Writing A Brighter Future

Does it matter who files first when seeking a divorce?

On Behalf of | Jan 12, 2022 | Divorce

Spouses in unhappy marriages sometimes reach an impasse that keeps them locked in relationship limbo. Specifically, neither spouse wants to be the one to make the first move and file for divorce.

Some people think that by filing for divorce, they will look worse to the courts or to their community. They may worry about consequences in their religion or in their immediate family. What really happens when you are the first one to file paperwork with the courts?

You get to plan ahead and choose your timing

If you are the one who files for divorce, you know exactly when it will occur. You have the opportunity to protect yourself by making alternate living and financial arrangements. You can get copies of your important household documents and make an inventory of household resources before you and your spouse separate. When you do file, you will feel in control of the situation and well-prepared. 

You get to propose the initial custody and property settlement arrangements

When you submit divorce paperwork to the courts and serve your ex, you get to propose what you think would be reasonable custody arrangements and property division solutions. They may counter with their own suggestions, but you can begin the process of pushing for terms that you feel are important and establish a starting point for those negations.
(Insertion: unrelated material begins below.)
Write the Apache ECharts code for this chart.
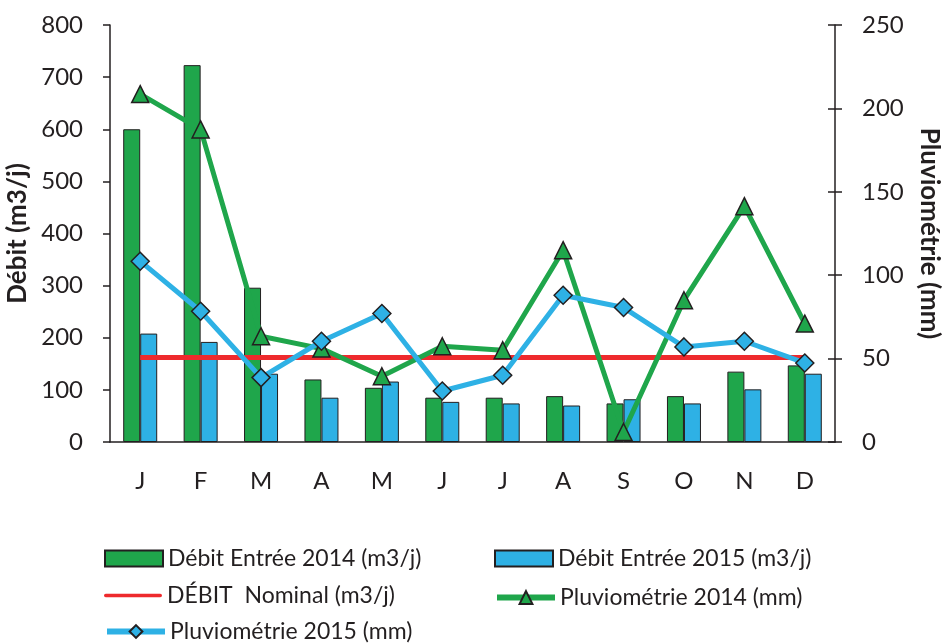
<!DOCTYPE html>
<html><head><meta charset="utf-8">
<script src="https://cdn.jsdelivr.net/npm/echarts@6/dist/echarts.min.js"></script>
<style>html,body{margin:0;padding:0;background:#fff}#c{width:942px;height:644px}</style>
</head><body><div id="c"></div>
<script>
const months = ['J','F','M','A','M','J','J','A','S','O','N','D'];
const debit2014 = [600, 723, 296, 120, 104, 85, 85, 88, 74, 88, 135, 147];
const debit2015 = [208, 192, 131, 85, 116, 77, 74, 70, 82, 74, 101, 131];
const debitNominal = [162, 162, 162, 162, 162, 162, 162, 162, 162, 162, 162, 162];
const pluvio2014 = [208.6, 187.4, 63.4, 56, 39.4, 57.4, 55, 115, 6, 85, 141.4, 71];
const pluvio2015 = [108.4, 78.4, 38.6, 60.4, 77, 30.6, 40, 88, 80.6, 57, 60.4, 47.4];
const leftTicks = {min: 0, max: 800, interval: 100};
const rightTicks = {min: 0, max: 250, interval: 50};

const FONT = 'Lato';
const TXT = '#231f20';
const GREEN = '#1fa64b', BLUE = '#2eb1e5', RED = '#ee2a2d';
const chart = echarts.init(document.getElementById('c'));
const legendText = {fontFamily: FONT, fontSize: 23, color: TXT};
function lg(name, left, top, extra) {
  return Object.assign({data: [name], left: left, top: top, itemWidth: 58, itemHeight: 16, itemGap: 0,
    textStyle: legendText, selectedMode: false, padding: 0}, extra || {});
}
chart.setOption({
  animation: false,
  textStyle: {fontFamily: FONT},
  grid: {left: 110, right: 107, top: 25, bottom: 202, containLabel: false, outerBoundsMode: 'none'},
  legend: [
    lg('Débit Entrée 2014 (m3/j)', 104, 547, {icon: 'rect'}),
    lg('Débit Entrée 2015 (m3/j)', 494, 547, {icon: 'rect'}),
    lg('DÉBIT  Nominal (m3/j)', 104, 584, {icon: 'path://M3,0 L97,0 A3,3 0 0 1 97,6 L3,6 A3,3 0 0 1 3,0 Z', itemHeight: 6}),
    lg('Pluviométrie 2014 (mm)', 494, 586, {lineStyle: {width: 6}}),
    lg('Pluviométrie 2015 (mm)', 104, 620, {lineStyle: {width: 6}})
  ],
  xAxis: {
    type: 'category', data: months,
    axisLine: {lineStyle: {color: '#231f20', width: 1.5}},
    axisTick: {length: 7, lineStyle: {color: '#231f20', width: 1.5}},
    axisLabel: {fontFamily: FONT, fontSize: 24, color: TXT, margin: 27}
  },
  yAxis: [
    {type: 'value', min: leftTicks.min, max: leftTicks.max, interval: leftTicks.interval,
     position: 'left', splitLine: {show: false},
     name: 'Débit (m3/j)', nameLocation: 'middle', nameGap: 68,
     nameTextStyle: {fontFamily: FONT, fontSize: 26, fontWeight: 'bold', color: TXT},
     axisLine: {show: true, lineStyle: {color: '#231f20', width: 1.5}},
     axisTick: {show: true, length: 7, lineStyle: {color: '#231f20', width: 1.5}},
     axisLabel: {fontFamily: FONT, fontSize: 24, color: TXT, margin: 27}},
    {type: 'value', min: rightTicks.min, max: rightTicks.max, interval: rightTicks.interval,
     position: 'right', splitLine: {show: false},
     name: 'Pluviométrie (mm)', nameLocation: 'middle', nameGap: 81, nameRotate: -90,
     nameTextStyle: {fontFamily: FONT, fontSize: 26, fontWeight: 'bold', color: TXT},
     axisLine: {show: true, lineStyle: {color: '#231f20', width: 1.5}},
     axisTick: {show: true, length: 7, lineStyle: {color: '#231f20', width: 1.5}},
     axisLabel: {fontFamily: FONT, fontSize: 24, color: TXT, margin: 27}},
    {type: 'value', min: rightTicks.min, max: rightTicks.max, interval: rightTicks.interval,
     position: 'right', splitLine: {show: false},
     axisLine: {show: false},
     axisTick: {show: true, inside: true, length: 7, lineStyle: {color: '#231f20', width: 1.5}},
     axisLabel: {show: false}}
  ],
  series: [
    {name: 'Débit Entrée 2014 (m3/j)', type: 'bar', data: debit2014, barWidth: 17, barGap: '0%',
     itemStyle: {color: GREEN, borderColor: '#231f20', borderWidth: 1}},
    {name: 'Débit Entrée 2015 (m3/j)', type: 'bar', data: debit2015, barWidth: 17, barGap: '0%',
     itemStyle: {color: BLUE, borderColor: '#231f20', borderWidth: 1}},
    {name: 'DÉBIT  Nominal (m3/j)', type: 'line', data: debitNominal, symbol: 'none',
     lineStyle: {color: RED, width: 5}, itemStyle: {color: RED}},
    {name: 'Pluviométrie 2014 (mm)', type: 'line', yAxisIndex: 1, data: pluvio2014,
     symbol: 'triangle', symbolSize: 17,
     lineStyle: {color: GREEN, width: 5},
     itemStyle: {color: GREEN, borderColor: '#231f20', borderWidth: 1.5}},
    {name: 'Pluviométrie 2015 (mm)', type: 'line', yAxisIndex: 1, data: pluvio2015,
     symbol: 'diamond', symbolSize: 18,
     lineStyle: {color: BLUE, width: 5},
     itemStyle: {color: BLUE, borderColor: '#231f20', borderWidth: 1.5}}
  ]
});
</script></body></html>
What if your spouse files first?

Just because your spouse took the initiative and filed for divorce before you does not necessarily mean you are at a disadvantage. Some people worry that contesting a divorce filing will make them look back to others or the courts, as they are the ones who turn the divorce into a disagreement, not just a dissolution.

You shouldn’t accept unfavorable terms just because you worry about what others will think. The courts see contested divorce filings all the time, so responding to contest the suggested terms will not hurt your position.

The steps that you need to take to protect yourself will still largely be the same. You simply will have less time to make that process on your own schedule. You have the opportunity to respond to your spouse’s filing, negotiate better terms and prepare to set yourself up independently.

Thinking about what happens when you file for divorce can help you plan for what will undoubtedly be a major change for your family.